You are part of the young generation that wants to be heard and will do what it takes to make it happen. If you want to make a difference and give a new face to official languages in the Canadian Forces, you must demonstrate your leadership abilities and grant bilingualism a privileged place in your studies at the Royal Military College Saint-Jean. As members of the Canadian Forces, you owe it to yourselves to be able to serve your country and the Canadian people in both official languages. Canada is counting on you.
Canadians are very aware of the important economic advantages that a bilingual and multicultural society has. We understand as well that we cannot be fair to everyone if we cannot manage to establish equity and respect between our two major language groups. This is why it is so important for Canada to be able to count on armed forces that are bilingual. You symbolize linguistic unity and you must uphold this unity when you carry out your duties.

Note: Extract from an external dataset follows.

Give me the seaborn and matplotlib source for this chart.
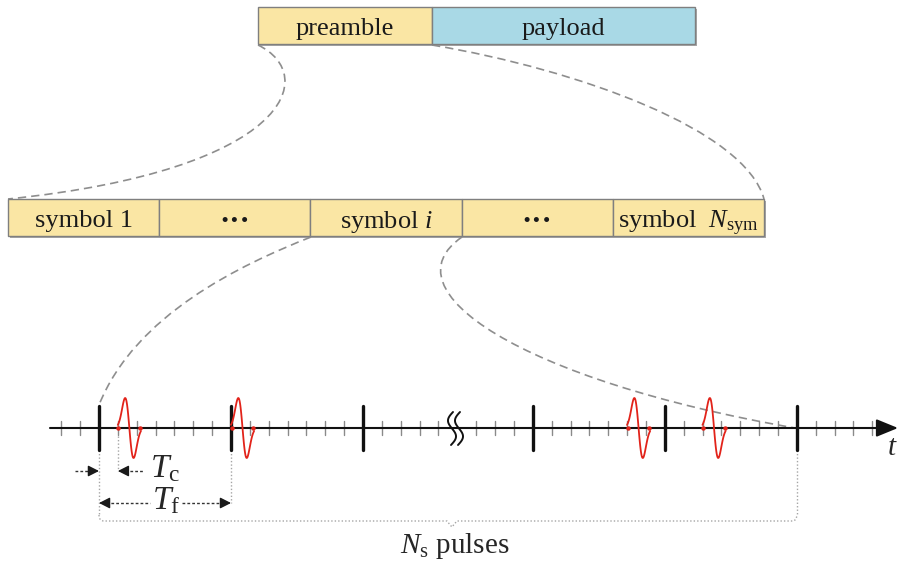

Canadians form a democratic and officially bilingual nation, which is committed to giving everyone the same rights and opportunities. Bilingual by choice: this is our ideal of peace and civility. This vision of the future suits us well. And though we are a country with two official languages and two official cultures, they do not constrain us. English and French are at the heart of our identity, and it is thanks to our linguistic duality that we are able to understand, accommodate and protect. I hope that you will continue to respect and protect your official languages, whatever your own mother tongue is. And I hope you will be proud of the message that you convey when performing your military functions. You are officers of Canada, and linguistic duality is part of you.
Thank you. If you have any questions, I would be happy to answer them.